4. Охрана ландшафта. Эта отрасль имела на своей стороне настоящего бойца – Альвина Зайферта, «имперского защитника ландшафта» при строительстве автобанов, борца против «самоубийственного остепнения Германии», вызванного чрезмерным осушением и спрямлением речных русел. Работая в службе Фрица Тодта, руководившего строительством автобанов, Зайферт выступал за то, чтобы автобаны шли по плавной изогнутой линии, вписывались в окружающую местность и обрамлялись не рвами, а насыпями с высаженными на них деревьями. Свое высокое положение Зайферт использовал также для генерального наступления на экологически вредные методы гидростроительства и спрямления речных русел. Удивительное сочетание: самый воинственный природоохранник работал рука об руку с самым высокопоставленным инженером не только Третьего рейха, но и всей немецкой истории, и это в проекте, который сыграл важнейшую роль в моторизации страны! Главным своим врагом Зайферт и другие защитники природы считали в то время не автомобиль и автодорожное строительство, а железные дороги с их административным аппаратом.

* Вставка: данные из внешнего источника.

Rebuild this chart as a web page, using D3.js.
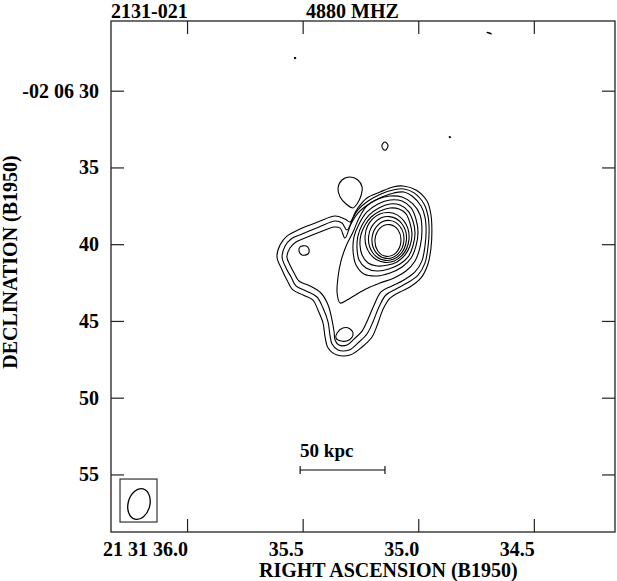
<!DOCTYPE html>
<html>
<head>
<meta charset="utf-8">
<script src="https://cdn.jsdelivr.net/npm/d3@7"></script>
<style>
  html, body { margin: 0; padding: 0; background: #fff; }
  svg { display: block; }
  text { font-family: "Liberation Serif", "Times New Roman", serif; font-weight: bold; fill: #000; }
</style>
</head>
<body>
<svg id="chart" width="617" height="581"></svg>
<script>
// ---------- data ----------
const sourceName = "2131-021";
const frequencyLabel = "4880 MHZ";
const xAxisTitle = "RIGHT ASCENSION (B1950)";
const yAxisTitle = "DECLINATION (B1950)";

// RA in seconds of time (21h31m), Dec in arcsec (-02d06m)
const raDomain = [36.329, 34.149];
const decDomain = [25.46, 58.75];
const raTicks = [36.0, 35.5, 35.0, 34.5];
const raTickLabels = ["21 31 36.0", "35.5", "35.0", "34.5"];
const decTicks = [30, 35, 40, 45, 50, 55];
const decTickLabels = ["-02 06 30", "35", "40", "45", "50", "55"];

const contourL1 = [
  [35.611,40.83],[35.598,40.05],[35.568,39.47],[35.511,39.01],[35.434,38.55],[35.360,38.16],
  [35.317,38.36],[35.295,38.55],[35.274,37.97],[35.261,37.64],[35.222,36.99],[35.165,36.60],
  [35.109,36.27],[35.066,36.21],[35.010,36.47],[34.962,37.19],[34.945,38.10],[34.941,39.14],
  [34.945,40.25],[34.958,41.29],[34.988,42.20],[35.036,42.79],[35.079,43.11],[35.122,43.51],
  [35.152,44.22],[35.174,45.13],[35.200,46.05],[35.243,46.70],[35.295,47.22],[35.351,47.22],
  [35.390,46.76],[35.403,46.05],[35.412,45.13],[35.434,44.29],[35.455,43.64],[35.498,43.31],
  [35.542,42.98],[35.568,42.33],[35.589,41.68]
];
const contourL2 = [
  [35.589,40.83],[35.576,40.12],[35.550,39.66],[35.503,39.34],[35.429,38.88],[35.360,38.49],
  [35.330,38.62],[35.308,39.08],[35.282,38.29],[35.261,37.77],[35.217,37.19],[35.161,36.73],
  [35.109,36.47],[35.062,36.40],[35.018,36.66],[34.975,37.38],[34.958,38.16],[34.953,39.14],
  [34.958,40.18],[34.971,41.23],[35.001,42.01],[35.049,42.53],[35.096,42.92],[35.140,43.31],
  [35.170,44.09],[35.196,45.07],[35.222,45.85],[35.261,46.44],[35.299,46.89],[35.347,46.89],
  [35.373,46.50],[35.382,45.92],[35.390,45.07],[35.412,44.16],[35.438,43.44],[35.485,43.05],
  [35.529,42.72],[35.550,42.14],[35.572,41.55]
];
const contourL3 = [
  [35.568,40.83],[35.555,40.25],[35.529,39.86],[35.490,39.60],[35.425,39.21],[35.364,38.88],
  [35.338,38.95],[35.317,39.60],[35.291,38.68],[35.261,37.97],[35.213,37.38],[35.157,36.93],
  [35.105,36.66],[35.062,36.60],[35.027,36.86],[34.988,37.51],[34.971,38.23],[34.966,39.14],
  [34.971,40.12],[34.984,41.09],[35.014,41.81],[35.062,42.33],[35.114,42.72],[35.161,43.11],
  [35.191,43.96],[35.217,44.87],[35.243,45.66],[35.278,46.18],[35.308,46.57],[35.343,46.57],
  [35.360,46.24],[35.364,45.72],[35.373,44.94],[35.390,43.96],[35.421,43.18],[35.468,42.72],
  [35.516,42.40],[35.537,41.88],[35.555,41.36]
];
const contourL4 = [
  [35.282,39.21],[35.312,40.12],[35.334,41.09],[35.347,42.14],[35.351,43.18],[35.338,43.83],
  [35.308,43.64],[35.265,43.24],[35.217,42.85],[35.165,42.53],[35.105,42.20],[35.053,41.75],
  [35.014,41.09],[34.992,40.18],[34.984,39.14],[34.992,38.10],[35.023,37.38],[35.070,36.93],
  [35.122,36.86],[35.174,37.06],[35.222,37.51],[35.256,38.29]
];
const coreRing6 = [
  [35.122,37.12],[35.070,37.19],[35.031,37.64],[35.010,38.36],[35.001,39.21],[35.010,40.12],
  [35.031,40.90],[35.070,41.49],[35.122,41.88],[35.178,42.07],[35.235,41.94],[35.269,41.36],
  [35.282,40.44],[35.278,39.53],[35.256,38.68],[35.222,37.90],[35.174,37.38]
];
const coreRing5 = [
  [35.122,37.38],[35.079,37.45],[35.044,37.84],[35.023,38.49],[35.014,39.27],[35.023,40.12],
  [35.044,40.83],[35.079,41.29],[35.127,41.62],[35.178,41.75],[35.226,41.55],[35.256,41.03],
  [35.265,40.25],[35.261,39.47],[35.243,38.75],[35.213,38.10],[35.170,37.64]
];
const coreRing4 = [
  [35.122,37.64],[35.083,37.71],[35.053,38.03],[35.036,38.62],[35.027,39.34],[35.036,40.12],
  [35.057,40.70],[35.092,41.16],[35.131,41.36],[35.178,41.42],[35.217,41.23],[35.243,40.70],
  [35.252,40.05],[35.248,39.40],[35.230,38.75],[35.204,38.23],[35.165,37.84]
];
const westBlob = [[35.511,40.18],[35.485,40.12],[35.473,40.31],[35.477,40.64],[35.503,40.70],[35.516,40.44]];
const southBlob = [[35.351,45.79],[35.326,45.46],[35.295,45.52],[35.282,45.85],[35.299,46.24],[35.334,46.31],[35.356,46.11]];
const northLoop = [[35.282,37.64],[35.312,37.38],[35.338,36.93],[35.347,36.34],[35.330,35.82],[35.295,35.62],
  [35.261,35.82],[35.243,36.27],[35.248,36.86],[35.265,37.38]];
const smallIsland = [[35.157,33.54],[35.144,33.34],[35.131,33.54],[35.140,33.86],[35.152,33.80]];
const specks = [
  [[35.535,27.84],[35.530,27.87],[35.533,27.92]],
  [[34.866,33.00],[34.860,33.02],[34.863,33.06]],
  [[34.703,26.20],[34.684,26.31],[34.690,26.24]]
];

// innermost core contours (ellipses): centre RA, centre Dec, half-width (s), half-height (arcsec)
const coreRA  = [35.131, 35.131, 35.133, 35.135];
const coreDec = [39.76, 39.69, 39.63, 39.56];
const coreHalfRA  = [0.0562, 0.0692, 0.0822, 0.0952];
const coreHalfDec = [1.04, 1.24, 1.43, 1.63];
const coreTilt = 5;

// restoring beam
const beamCenter = [36.208, 56.93];
const beamHalfAxes = [0.047, 1.02];
const beamTilt = 15;
const beamBox = [[36.290, 55.30], [36.130, 58.10]];

// linear scale bar
const scaleBarRA = [35.511, 35.144];
const scaleBarDec = 54.71;
const scaleBarLabel = "50 kpc";

// ---------- drawing ----------
const plot = { left: 111, right: 615, top: 21, bottom: 532 };
const svg = d3.select("#chart");

const x = d3.scaleLinear().domain(raDomain).range([plot.left, plot.right]);
const y = d3.scaleLinear().domain(decDomain).range([plot.top, plot.bottom]);

const FS = 20;
const tickLen = 13;

// frame
svg.append("rect")
  .attr("x", plot.left).attr("y", plot.top)
  .attr("width", plot.right - plot.left).attr("height", plot.bottom - plot.top)
  .attr("fill", "none").attr("stroke", "#222").attr("stroke-width", 1.3);

// axes (inward ticks on all sides)
const axB = d3.axisBottom(x).tickValues(raTicks).tickSize(tickLen).tickFormat("");
const axT = d3.axisTop(x).tickValues(raTicks).tickSize(tickLen).tickFormat("");
const axL = d3.axisLeft(y).tickValues(decTicks).tickSize(tickLen).tickFormat("");
const axR = d3.axisRight(y).tickValues(decTicks).tickSize(tickLen).tickFormat("");
function styleAxis(g) {
  g.select(".domain").remove();
  g.selectAll("line").attr("stroke", "#222").attr("stroke-width", 1.2);
}
svg.append("g").attr("transform", `translate(0,${plot.bottom - tickLen})`).call(axB).call(styleAxis);
svg.append("g").attr("transform", `translate(0,${plot.top + tickLen})`).call(axT).call(styleAxis);
svg.append("g").attr("transform", `translate(${plot.left + tickLen},0)`).call(axL).call(styleAxis);
svg.append("g").attr("transform", `translate(${plot.right - tickLen},0)`).call(axR).call(styleAxis);

// x tick labels: right end at the tick
raTicks.forEach((v, i) => {
  svg.append("text").attr("x", x(v) + 1).attr("y", 556)
    .attr("text-anchor", "end").attr("font-size", FS).text(raTickLabels[i]);
});
// y tick labels
decTicks.forEach((v, i) => {
  svg.append("text").attr("x", 99).attr("y", y(v) + 7)
    .attr("text-anchor", "end").attr("font-size", FS).text(decTickLabels[i]);
});

// titles
svg.append("text").attr("x", 111).attr("y", 18).attr("font-size", FS).text(sourceName);
svg.append("text").attr("x", 306).attr("y", 18).attr("font-size", FS).text(frequencyLabel);
svg.append("text").attr("x", 259).attr("y", 577)
  .attr("text-anchor", "start").attr("font-size", FS).text(xAxisTitle);
svg.append("text").attr("transform", `translate(17,262) rotate(-90)`)
  .attr("text-anchor", "middle").attr("font-size", FS).text(yAxisTitle);

// contours
const g = svg.append("g").attr("fill", "none").attr("stroke", "#000").attr("stroke-width", 1.1);
const closed = d3.line().x(d => x(d[0])).y(d => y(d[1])).curve(d3.curveCatmullRomClosed.alpha(0.5));
[contourL1, contourL2, contourL3, contourL4, coreRing6, coreRing5, coreRing4,
 westBlob, southBlob, northLoop, smallIsland]
  .forEach(c => g.append("path").attr("d", closed(c)));
specks.forEach(c => g.append("path").attr("d", closed(c)).attr("stroke-width", 1.2));

coreRA.forEach((ra, i) => {
  const cx = x(ra), cy = y(coreDec[i]);
  g.append("ellipse").attr("cx", cx).attr("cy", cy)
    .attr("rx", Math.abs(x(ra + coreHalfRA[i]) - cx))
    .attr("ry", Math.abs(y(coreDec[i] + coreHalfDec[i]) - cy))
    .attr("transform", `rotate(${coreTilt},${cx},${cy})`);
});

// beam box and beam
svg.append("rect")
  .attr("x", x(beamBox[0][0])).attr("y", y(beamBox[0][1]))
  .attr("width", x(beamBox[1][0]) - x(beamBox[0][0]))
  .attr("height", y(beamBox[1][1]) - y(beamBox[0][1]))
  .attr("fill", "none").attr("stroke", "#333").attr("stroke-width", 1.2);
{
  const cx = x(beamCenter[0]), cy = y(beamCenter[1]);
  svg.append("ellipse").attr("cx", cx).attr("cy", cy)
    .attr("rx", Math.abs(x(beamCenter[0] + beamHalfAxes[0]) - cx))
    .attr("ry", Math.abs(y(beamCenter[1] + beamHalfAxes[1]) - cy))
    .attr("transform", `rotate(${beamTilt},${cx},${cy})`)
    .attr("fill", "none").attr("stroke", "#000").attr("stroke-width", 1.3);
}

// scale bar
{
  const x0 = x(scaleBarRA[0]), x1 = x(scaleBarRA[1]), yy = y(scaleBarDec);
  const sb = svg.append("g").attr("stroke", "#000").attr("stroke-width", 1.1);
  sb.append("line").attr("x1", x0).attr("x2", x1).attr("y1", yy).attr("y2", yy);
  sb.append("line").attr("x1", x0).attr("x2", x0).attr("y1", yy - 4).attr("y2", yy + 4);
  sb.append("line").attr("x1", x1).attr("x2", x1).attr("y1", yy - 4).attr("y2", yy + 4);
  svg.append("text").attr("x", x0).attr("y", yy - 13).attr("font-size", FS - 1).text(scaleBarLabel);
}
</script>
</body>
</html>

Тогда казалось, что железная дорога прорезала ландшафт более беспощадно, чем автобан с его плавными изгибами. По вопросам охраны ландшафта и экологически приемлемого инженерного планирования даже в тоталитарном нацистском государстве были возможны ожесточенные публичные дискуссии. Подобные темы витали тогда в воздухе, и здесь не было обязательной линии партии. Для Тодта было сюрпризом, какую мощную общественную поддержку в самых разных кругах получил Зайферт со своими атаками на гидростроителей; инженеров он призывал искать «тотальное долгосрочное решение». Но именно между Зайфертом и Дарре сложились враждебные отношения – настолько явным было тогда отсутствие альянса защитников природы! Внешнему миру Зайферт представлял философию большого синтеза: лучшими инженерными решениями он считал такие, которые были наиболее дружественны природе, а оптимальная охрана природы – это вместе с тем и оптимальная охрана сельского хозяйства. Его мотивы носили не только прагматический, но и метафизический характер; воду он воспринимал как живое существо и полагал, что близкий к природе человек это чувствует и понимает. Общество запомнило Зайферта, профессионального садовода и огородника, прежде всего как отца-основателя «экологического садоводства» (см. примеч. 20).